Optical illusions have a unique ability to unsettle our confidence in what we see. Even when our eyesight is perfectly fine, certain images expose a quiet truth: vision is not just about the eyes, but about how the brain interprets what the eyes deliver. One ordinary photograph recently proved that point in dramatic fashion, sending thousands of people into a spiral of confusion, debate, and disbelief.
The image itself appears harmless at first glance. Six young women are sitting closely together on a couch, relaxed, casual, smiling. It looks like a normal group photo—something you might scroll past without a second thought. But the moment someone asked a simple question, everything changed: how many legs are visible?
People began counting. Once. Twice. Again.
No matter how carefully they looked, they could only identify five pairs of legs. Ten legs. One pair appeared to be missing entirely. The internet did what it does best. It fixated.

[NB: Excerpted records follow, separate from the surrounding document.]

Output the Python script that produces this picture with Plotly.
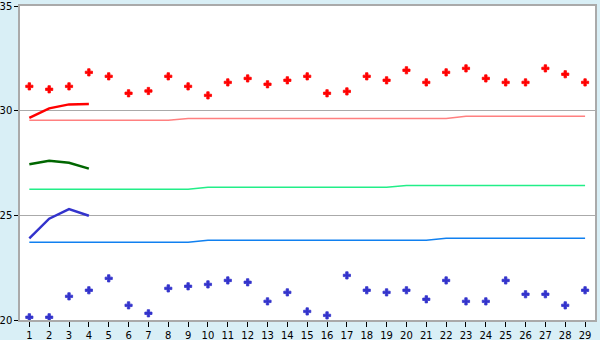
import plotly.graph_objects as go

x = list(range(1, 30))
x_short = [1, 2, 3, 4]

red_points = [31.16, 31.02, 31.16, 31.83, 31.64, 30.83, 30.94, 31.64, 31.16,
              30.73, 31.35, 31.54, 31.26, 31.45, 31.64, 30.83, 30.92, 31.64, 31.45,
              31.93, 31.35, 31.83, 32.02, 31.54, 31.35, 31.35, 32.02, 31.74, 31.35]
blue_points = [20.13, 20.13, 21.13, 21.42, 21.99, 20.70, 20.32, 21.51, 21.61,
               21.70, 21.89, 21.80, 20.89, 21.32, 20.41, 20.22, 22.13, 21.42, 21.32,
               21.42, 20.99, 21.89, 20.89, 20.89, 21.89, 21.23, 21.23, 20.70, 21.42]

pink_line = [29.54] * 8 + [29.63] * 14 + [29.73] * 7
green_line = [26.25] * 9 + [26.34] * 10 + [26.43] * 10
blue_line = [23.71] * 9 + [23.81] * 12 + [23.90] * 8

red_short = [29.65, 30.11, 30.30, 30.32]
green_short = [27.44, 27.61, 27.51, 27.23]
blue_short = [23.90, 24.84, 25.30, 24.98]

fig = go.Figure()
fig.add_trace(go.Scatter(x=x, y=pink_line, mode="lines", line=dict(color="#ff8080", width=1.5)))
fig.add_trace(go.Scatter(x=x, y=green_line, mode="lines", line=dict(color="#22ee88", width=1.5)))
fig.add_trace(go.Scatter(x=x, y=blue_line, mode="lines", line=dict(color="#1080f0", width=1.5)))
fig.add_trace(go.Scatter(x=x_short, y=red_short, mode="lines", line=dict(color="#ff0000", width=2.5)))
fig.add_trace(go.Scatter(x=x_short, y=green_short, mode="lines", line=dict(color="#006600", width=2.5)))
fig.add_trace(go.Scatter(x=x_short, y=blue_short, mode="lines", line=dict(color="#3333cc", width=2.5)))
fig.add_trace(go.Scatter(x=x, y=red_points, mode="markers",
                         marker=dict(symbol="cross", size=6, color="#ff0000",
                                     line=dict(width=0.8, color="#ff0000"))))
fig.add_trace(go.Scatter(x=x, y=blue_points, mode="markers",
                         marker=dict(symbol="cross", size=6, color="#3333cc",
                                     line=dict(width=0.8, color="#3333cc"))))

fig.update_layout(
    width=600, height=340,
    margin=dict(l=20, r=5, t=6, b=20, autoexpand=False),
    paper_bgcolor="#d9eff6", plot_bgcolor="#ffffff",
    showlegend=False,
    font=dict(family="DejaVu Sans", size=10, color="#000000"),
)
fig.update_xaxes(range=[0.53, 29.5], tickmode="array", tickvals=x, ticktext=[str(v) for v in x],
                 showgrid=False, zeroline=False, showline=True, linecolor="#aaaaaa", linewidth=1.5,
                 mirror=True, ticks="outside", ticklen=5, tickcolor="#000000", tickwidth=1,
                 automargin=False, ticklabeloverflow="allow", ticklabelstandoff=0)
fig.update_yaxes(range=[20, 35], tickvals=[20, 25, 30, 35], showgrid=True, gridcolor="#aaaaaa",
                 gridwidth=1, zeroline=False, showline=True, linecolor="#aaaaaa", linewidth=1.5,
                 mirror=True, ticks="outside", ticklen=4, tickcolor="#000000", tickwidth=1,
                 automargin=False, ticklabelstandoff=0, ticklabeloverflow="allow")

fig.write_html("out.html")
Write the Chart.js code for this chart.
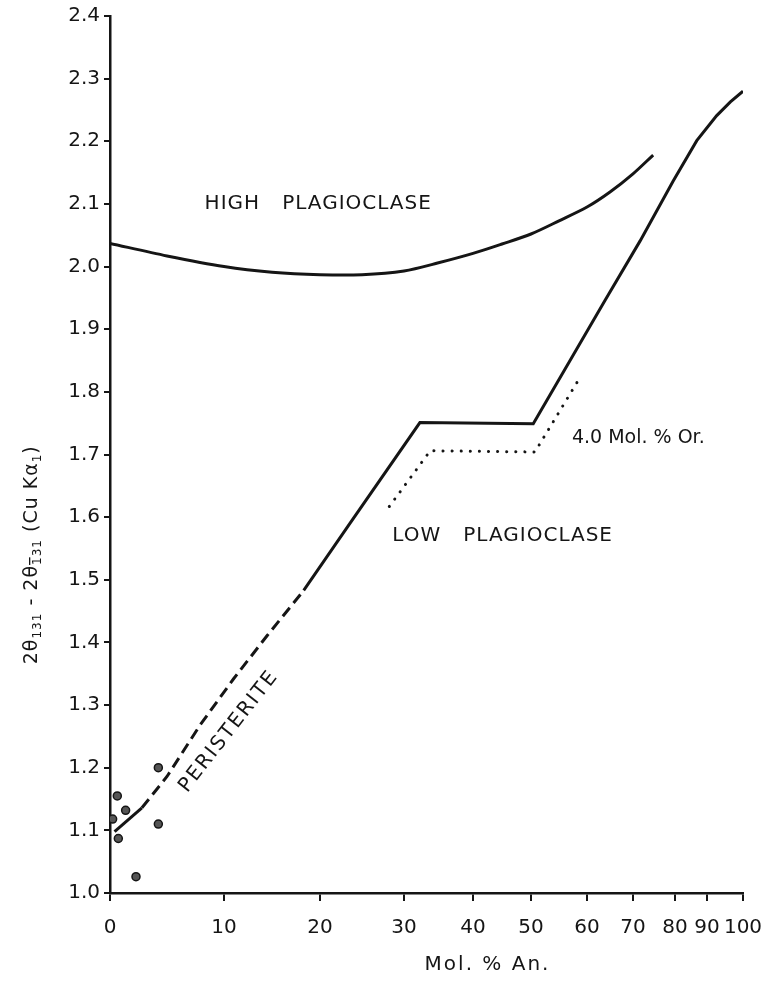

Within hours, the photo spread across social platforms, forums, and discussion boards. Viewers zoomed in, drew outlines, adjusted brightness, and argued passionately. Some were convinced the image had been digitally altered. Others believed one of the women was sitting on her legs or had them folded in an impossible position. A few insisted it was a deliberate prank designed to break the internet.
Yet the image wasn’t fake. There was no editing trick, no hidden manipulation. What fooled people wasn’t technology—it was human perception.